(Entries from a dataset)

==========

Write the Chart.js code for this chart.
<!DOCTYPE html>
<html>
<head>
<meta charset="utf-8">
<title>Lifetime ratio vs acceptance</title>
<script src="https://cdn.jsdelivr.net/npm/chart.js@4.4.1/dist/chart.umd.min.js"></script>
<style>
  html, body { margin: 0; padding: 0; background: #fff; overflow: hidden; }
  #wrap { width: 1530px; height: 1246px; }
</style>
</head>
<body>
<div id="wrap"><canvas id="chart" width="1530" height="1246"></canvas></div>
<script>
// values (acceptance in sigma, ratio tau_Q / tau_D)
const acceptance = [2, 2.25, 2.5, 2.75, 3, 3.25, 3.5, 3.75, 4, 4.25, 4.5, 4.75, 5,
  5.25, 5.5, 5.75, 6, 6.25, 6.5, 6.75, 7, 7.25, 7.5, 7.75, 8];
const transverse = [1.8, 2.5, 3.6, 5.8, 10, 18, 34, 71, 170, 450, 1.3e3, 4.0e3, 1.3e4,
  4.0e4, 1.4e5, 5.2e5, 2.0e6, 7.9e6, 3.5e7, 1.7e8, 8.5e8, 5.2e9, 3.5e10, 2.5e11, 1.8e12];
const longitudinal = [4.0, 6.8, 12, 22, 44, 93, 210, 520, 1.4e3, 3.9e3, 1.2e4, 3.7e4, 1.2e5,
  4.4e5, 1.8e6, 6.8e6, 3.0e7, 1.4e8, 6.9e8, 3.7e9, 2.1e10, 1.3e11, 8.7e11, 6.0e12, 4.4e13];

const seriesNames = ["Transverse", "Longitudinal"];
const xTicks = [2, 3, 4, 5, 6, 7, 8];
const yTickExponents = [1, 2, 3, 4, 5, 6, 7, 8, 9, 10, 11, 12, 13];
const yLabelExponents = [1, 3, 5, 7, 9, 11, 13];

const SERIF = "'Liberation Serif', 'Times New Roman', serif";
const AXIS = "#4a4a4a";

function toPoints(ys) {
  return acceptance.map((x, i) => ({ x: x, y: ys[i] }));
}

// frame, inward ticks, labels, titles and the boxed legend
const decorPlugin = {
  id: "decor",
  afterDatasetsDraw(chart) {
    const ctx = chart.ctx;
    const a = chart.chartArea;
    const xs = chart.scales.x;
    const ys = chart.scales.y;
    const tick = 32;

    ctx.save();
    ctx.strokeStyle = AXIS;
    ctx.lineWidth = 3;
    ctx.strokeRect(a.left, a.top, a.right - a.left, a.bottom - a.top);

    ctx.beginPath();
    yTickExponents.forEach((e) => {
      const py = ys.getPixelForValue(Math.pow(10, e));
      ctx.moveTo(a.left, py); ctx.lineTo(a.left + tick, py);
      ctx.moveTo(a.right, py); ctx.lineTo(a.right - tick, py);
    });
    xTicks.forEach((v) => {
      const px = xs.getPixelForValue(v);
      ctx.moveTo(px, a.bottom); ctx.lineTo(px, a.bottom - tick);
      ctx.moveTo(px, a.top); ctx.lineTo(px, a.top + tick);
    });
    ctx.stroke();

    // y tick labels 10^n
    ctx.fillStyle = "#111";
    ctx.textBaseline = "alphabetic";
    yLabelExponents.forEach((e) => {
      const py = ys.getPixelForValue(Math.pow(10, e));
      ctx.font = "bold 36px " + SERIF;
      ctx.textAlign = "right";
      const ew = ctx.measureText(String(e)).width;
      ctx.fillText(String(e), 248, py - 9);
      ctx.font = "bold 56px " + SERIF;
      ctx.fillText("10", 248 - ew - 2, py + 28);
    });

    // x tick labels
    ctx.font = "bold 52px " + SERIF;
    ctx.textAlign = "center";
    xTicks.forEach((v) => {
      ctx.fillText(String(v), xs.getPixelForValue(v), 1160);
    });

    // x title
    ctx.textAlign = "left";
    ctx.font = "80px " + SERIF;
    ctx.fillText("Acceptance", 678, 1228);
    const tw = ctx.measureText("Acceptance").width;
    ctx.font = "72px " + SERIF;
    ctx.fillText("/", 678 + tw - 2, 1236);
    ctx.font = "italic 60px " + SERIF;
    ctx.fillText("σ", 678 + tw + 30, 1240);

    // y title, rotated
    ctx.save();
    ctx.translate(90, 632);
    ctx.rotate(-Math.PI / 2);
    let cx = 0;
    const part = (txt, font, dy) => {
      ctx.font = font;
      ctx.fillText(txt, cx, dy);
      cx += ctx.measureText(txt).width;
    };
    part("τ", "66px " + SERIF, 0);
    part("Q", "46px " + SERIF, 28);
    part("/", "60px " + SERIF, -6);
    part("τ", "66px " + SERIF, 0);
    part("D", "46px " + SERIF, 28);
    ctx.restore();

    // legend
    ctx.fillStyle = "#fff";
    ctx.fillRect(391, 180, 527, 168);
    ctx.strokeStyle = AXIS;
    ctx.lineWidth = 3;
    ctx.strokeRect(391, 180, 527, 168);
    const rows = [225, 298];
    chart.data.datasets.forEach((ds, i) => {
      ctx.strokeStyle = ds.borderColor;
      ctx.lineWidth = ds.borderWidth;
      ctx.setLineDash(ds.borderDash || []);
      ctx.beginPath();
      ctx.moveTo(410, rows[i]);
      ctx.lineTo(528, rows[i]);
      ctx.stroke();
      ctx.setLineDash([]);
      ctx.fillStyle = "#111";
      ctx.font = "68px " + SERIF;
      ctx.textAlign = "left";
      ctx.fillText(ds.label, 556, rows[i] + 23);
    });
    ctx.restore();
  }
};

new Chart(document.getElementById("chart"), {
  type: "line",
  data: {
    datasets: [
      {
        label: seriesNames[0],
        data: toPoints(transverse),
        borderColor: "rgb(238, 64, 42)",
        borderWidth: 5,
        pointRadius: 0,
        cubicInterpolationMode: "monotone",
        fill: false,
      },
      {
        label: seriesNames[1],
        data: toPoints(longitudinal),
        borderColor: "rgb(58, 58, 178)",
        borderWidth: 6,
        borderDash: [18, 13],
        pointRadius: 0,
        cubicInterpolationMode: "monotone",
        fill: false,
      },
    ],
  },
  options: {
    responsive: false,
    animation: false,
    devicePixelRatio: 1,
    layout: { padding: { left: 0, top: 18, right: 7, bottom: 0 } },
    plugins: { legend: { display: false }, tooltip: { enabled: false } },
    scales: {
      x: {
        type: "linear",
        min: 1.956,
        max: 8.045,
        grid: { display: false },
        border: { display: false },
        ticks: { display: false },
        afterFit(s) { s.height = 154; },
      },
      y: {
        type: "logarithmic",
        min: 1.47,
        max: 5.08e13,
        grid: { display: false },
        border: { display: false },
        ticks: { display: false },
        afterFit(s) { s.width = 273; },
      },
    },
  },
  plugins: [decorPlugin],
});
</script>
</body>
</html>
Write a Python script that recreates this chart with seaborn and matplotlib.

==========

Requirement: Your answer should be exactly the lines of the data above, from the first through the line containing "const tick = 32;".

Finished answer:
Write the Chart.js code for this chart.
<!DOCTYPE html>
<html>
<head>
<meta charset="utf-8">
<title>Lifetime ratio vs acceptance</title>
<script src="https://cdn.jsdelivr.net/npm/chart.js@4.4.1/dist/chart.umd.min.js"></script>
<style>
  html, body { margin: 0; padding: 0; background: #fff; overflow: hidden; }
  #wrap { width: 1530px; height: 1246px; }
</style>
</head>
<body>
<div id="wrap"><canvas id="chart" width="1530" height="1246"></canvas></div>
<script>
// values (acceptance in sigma, ratio tau_Q / tau_D)
const acceptance = [2, 2.25, 2.5, 2.75, 3, 3.25, 3.5, 3.75, 4, 4.25, 4.5, 4.75, 5,
  5.25, 5.5, 5.75, 6, 6.25, 6.5, 6.75, 7, 7.25, 7.5, 7.75, 8];
const transverse = [1.8, 2.5, 3.6, 5.8, 10, 18, 34, 71, 170, 450, 1.3e3, 4.0e3, 1.3e4,
  4.0e4, 1.4e5, 5.2e5, 2.0e6, 7.9e6, 3.5e7, 1.7e8, 8.5e8, 5.2e9, 3.5e10, 2.5e11, 1.8e12];
const longitudinal = [4.0, 6.8, 12, 22, 44, 93, 210, 520, 1.4e3, 3.9e3, 1.2e4, 3.7e4, 1.2e5,
  4.4e5, 1.8e6, 6.8e6, 3.0e7, 1.4e8, 6.9e8, 3.7e9, 2.1e10, 1.3e11, 8.7e11, 6.0e12, 4.4e13];

const seriesNames = ["Transverse", "Longitudinal"];
const xTicks = [2, 3, 4, 5, 6, 7, 8];
const yTickExponents = [1, 2, 3, 4, 5, 6, 7, 8, 9, 10, 11, 12, 13];
const yLabelExponents = [1, 3, 5, 7, 9, 11, 13];

const SERIF = "'Liberation Serif', 'Times New Roman', serif";
const AXIS = "#4a4a4a";

function toPoints(ys) {
  return acceptance.map((x, i) => ({ x: x, y: ys[i] }));
}

// frame, inward ticks, labels, titles and the boxed legend
const decorPlugin = {
  id: "decor",
  afterDatasetsDraw(chart) {
    const ctx = chart.ctx;
    const a = chart.chartArea;
    const xs = chart.scales.x;
    const ys = chart.scales.y;
    const tick = 32;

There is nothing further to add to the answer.